> _PROBLEM DETAILS_
Take the lines of the data below from the very first through the line containing "-- (#1,#4) -- (#1-#6,#3)" and output them exactly, pictures excluded.

> _MATERIAL_
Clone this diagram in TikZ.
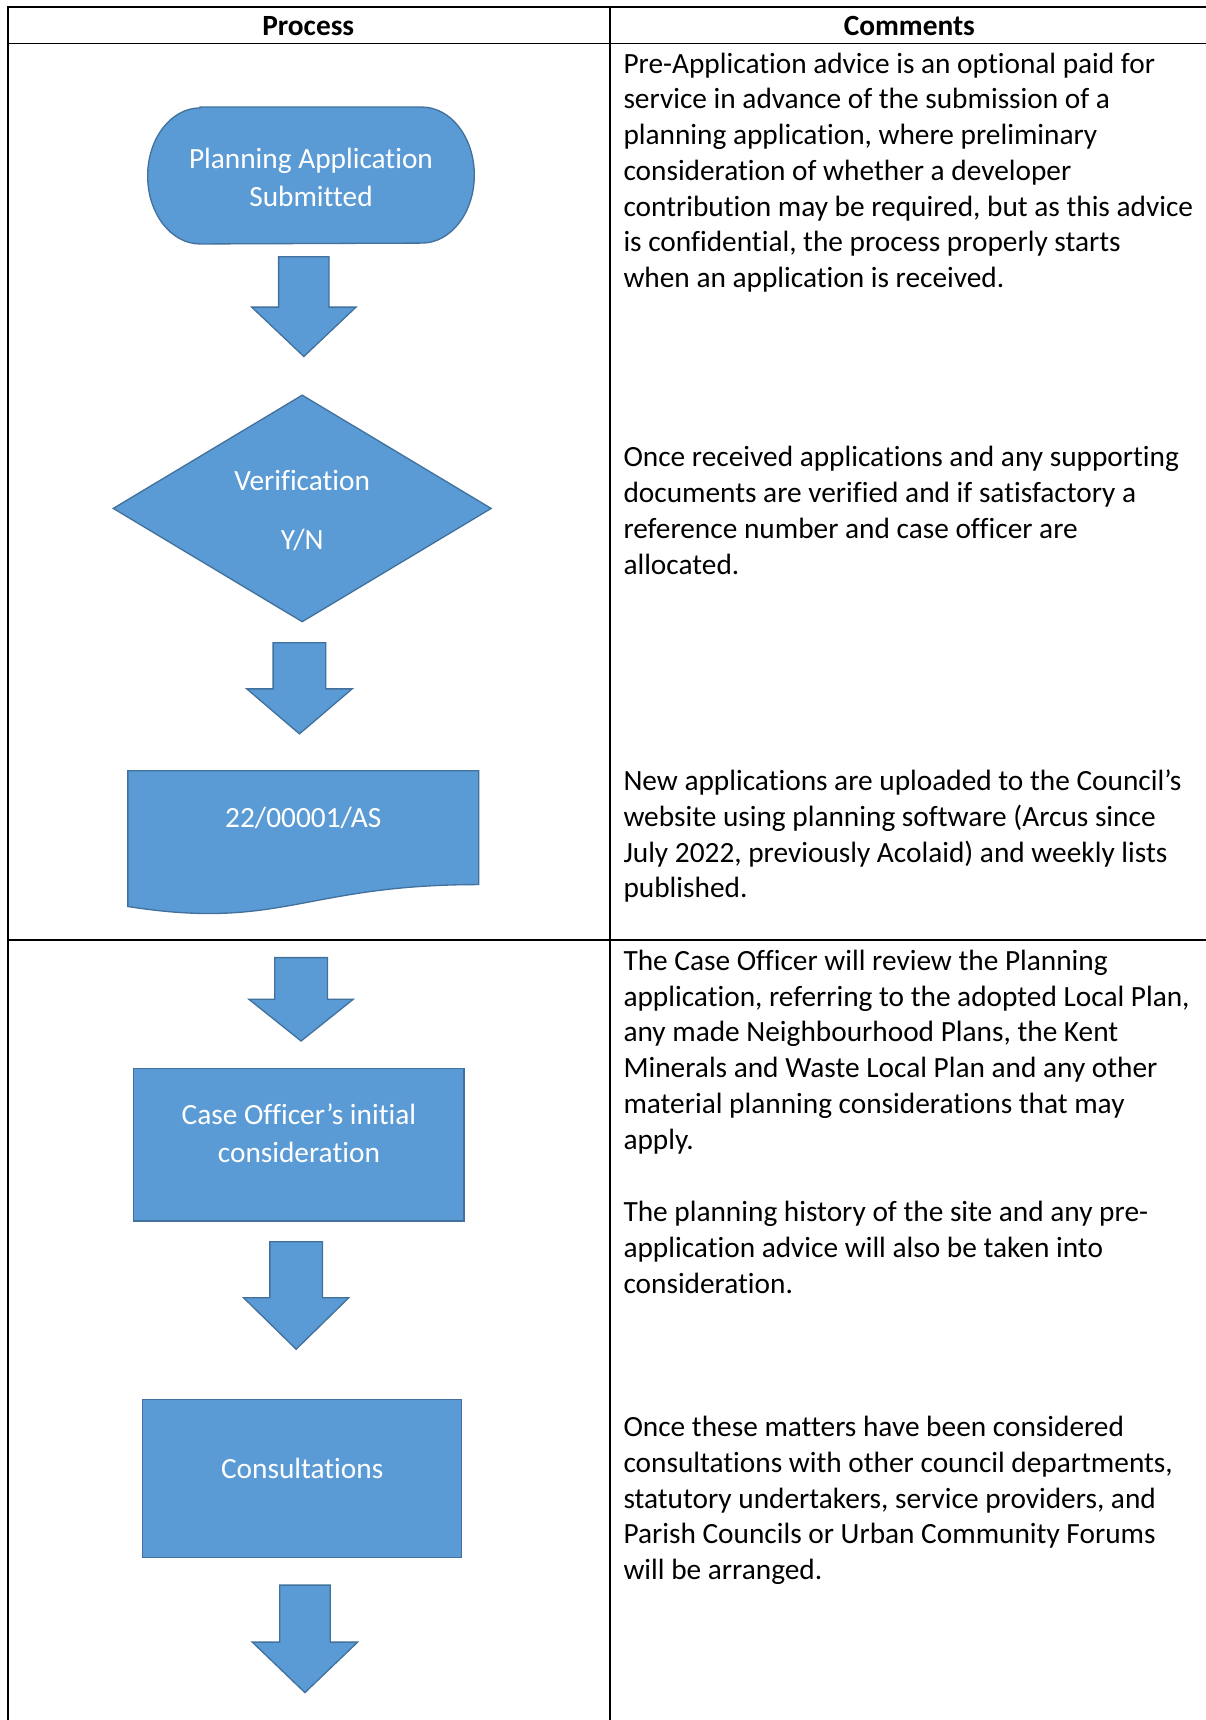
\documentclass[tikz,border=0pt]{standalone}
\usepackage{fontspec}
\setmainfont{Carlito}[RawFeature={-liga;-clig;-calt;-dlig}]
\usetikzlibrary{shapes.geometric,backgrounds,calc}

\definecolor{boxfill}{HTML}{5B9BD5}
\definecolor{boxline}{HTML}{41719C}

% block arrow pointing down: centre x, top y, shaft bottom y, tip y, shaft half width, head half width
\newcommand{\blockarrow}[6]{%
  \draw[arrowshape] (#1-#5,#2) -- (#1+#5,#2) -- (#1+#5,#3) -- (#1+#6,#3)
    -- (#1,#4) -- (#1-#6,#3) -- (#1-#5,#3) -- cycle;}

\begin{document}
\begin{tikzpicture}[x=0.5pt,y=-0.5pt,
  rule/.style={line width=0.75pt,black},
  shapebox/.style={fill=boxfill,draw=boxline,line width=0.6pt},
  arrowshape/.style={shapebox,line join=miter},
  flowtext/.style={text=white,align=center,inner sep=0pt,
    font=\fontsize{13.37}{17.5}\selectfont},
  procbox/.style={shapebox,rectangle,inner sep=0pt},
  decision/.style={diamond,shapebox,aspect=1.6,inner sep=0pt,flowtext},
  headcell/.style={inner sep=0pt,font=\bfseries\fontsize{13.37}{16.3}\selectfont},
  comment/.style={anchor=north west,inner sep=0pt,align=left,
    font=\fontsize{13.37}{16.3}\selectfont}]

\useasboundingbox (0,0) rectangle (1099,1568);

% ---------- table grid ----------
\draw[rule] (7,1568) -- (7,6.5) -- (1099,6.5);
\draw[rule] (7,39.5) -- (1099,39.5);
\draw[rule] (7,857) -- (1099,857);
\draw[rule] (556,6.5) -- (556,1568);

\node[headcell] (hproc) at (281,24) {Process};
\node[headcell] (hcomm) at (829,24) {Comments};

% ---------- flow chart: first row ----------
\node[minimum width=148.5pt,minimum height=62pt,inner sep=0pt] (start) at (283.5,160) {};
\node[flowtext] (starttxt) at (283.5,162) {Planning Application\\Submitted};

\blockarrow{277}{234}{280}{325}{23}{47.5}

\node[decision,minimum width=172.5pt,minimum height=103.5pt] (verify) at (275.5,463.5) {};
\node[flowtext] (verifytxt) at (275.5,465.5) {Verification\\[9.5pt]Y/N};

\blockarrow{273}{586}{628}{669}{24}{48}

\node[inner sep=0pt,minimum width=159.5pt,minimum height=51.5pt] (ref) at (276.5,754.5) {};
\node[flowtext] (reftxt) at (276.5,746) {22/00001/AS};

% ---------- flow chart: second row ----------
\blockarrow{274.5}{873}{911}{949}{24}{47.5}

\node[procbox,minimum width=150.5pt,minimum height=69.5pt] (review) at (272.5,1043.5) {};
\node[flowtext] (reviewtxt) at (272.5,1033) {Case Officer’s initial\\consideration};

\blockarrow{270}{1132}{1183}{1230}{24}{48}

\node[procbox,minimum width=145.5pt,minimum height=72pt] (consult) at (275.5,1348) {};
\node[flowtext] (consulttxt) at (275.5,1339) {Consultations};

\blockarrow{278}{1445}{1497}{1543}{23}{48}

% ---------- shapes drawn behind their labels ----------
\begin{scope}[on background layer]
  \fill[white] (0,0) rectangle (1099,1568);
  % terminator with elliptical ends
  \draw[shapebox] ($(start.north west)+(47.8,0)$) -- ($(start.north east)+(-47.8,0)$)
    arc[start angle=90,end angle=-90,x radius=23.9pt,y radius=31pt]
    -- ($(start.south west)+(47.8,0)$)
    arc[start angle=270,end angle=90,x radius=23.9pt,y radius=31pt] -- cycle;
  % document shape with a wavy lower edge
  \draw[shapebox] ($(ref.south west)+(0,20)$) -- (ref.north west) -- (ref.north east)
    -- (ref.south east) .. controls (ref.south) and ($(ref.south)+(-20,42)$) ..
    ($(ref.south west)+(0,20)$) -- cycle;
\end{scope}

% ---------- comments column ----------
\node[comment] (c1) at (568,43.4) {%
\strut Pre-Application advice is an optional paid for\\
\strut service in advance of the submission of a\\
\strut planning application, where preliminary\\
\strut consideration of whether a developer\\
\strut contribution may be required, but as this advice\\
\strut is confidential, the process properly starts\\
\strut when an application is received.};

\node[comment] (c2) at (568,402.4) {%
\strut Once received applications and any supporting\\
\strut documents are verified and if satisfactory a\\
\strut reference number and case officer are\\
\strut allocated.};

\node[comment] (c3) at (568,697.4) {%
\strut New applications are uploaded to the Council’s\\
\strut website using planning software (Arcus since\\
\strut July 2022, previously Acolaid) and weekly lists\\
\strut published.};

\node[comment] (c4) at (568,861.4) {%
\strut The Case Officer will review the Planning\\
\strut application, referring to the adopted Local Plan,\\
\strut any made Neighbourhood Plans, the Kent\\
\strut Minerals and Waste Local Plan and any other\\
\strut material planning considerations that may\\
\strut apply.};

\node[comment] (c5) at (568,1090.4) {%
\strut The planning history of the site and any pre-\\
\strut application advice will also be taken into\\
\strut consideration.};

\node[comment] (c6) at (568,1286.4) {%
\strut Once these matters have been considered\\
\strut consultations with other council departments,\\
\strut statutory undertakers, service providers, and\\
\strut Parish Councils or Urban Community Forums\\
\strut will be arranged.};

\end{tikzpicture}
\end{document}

> _TASK RESULT_
Clone this diagram in TikZ.
\documentclass[tikz,border=0pt]{standalone}
\usepackage{fontspec}
\setmainfont{Carlito}[RawFeature={-liga;-clig;-calt;-dlig}]
\usetikzlibrary{shapes.geometric,backgrounds,calc}

\definecolor{boxfill}{HTML}{5B9BD5}
\definecolor{boxline}{HTML}{41719C}

% block arrow pointing down: centre x, top y, shaft bottom y, tip y, shaft half width, head half width
\newcommand{\blockarrow}[6]{%
  \draw[arrowshape] (#1-#5,#2) -- (#1+#5,#2) -- (#1+#5,#3) -- (#1+#6,#3)
    -- (#1,#4) -- (#1-#6,#3) -- (#1-#5,#3) -- cycle;}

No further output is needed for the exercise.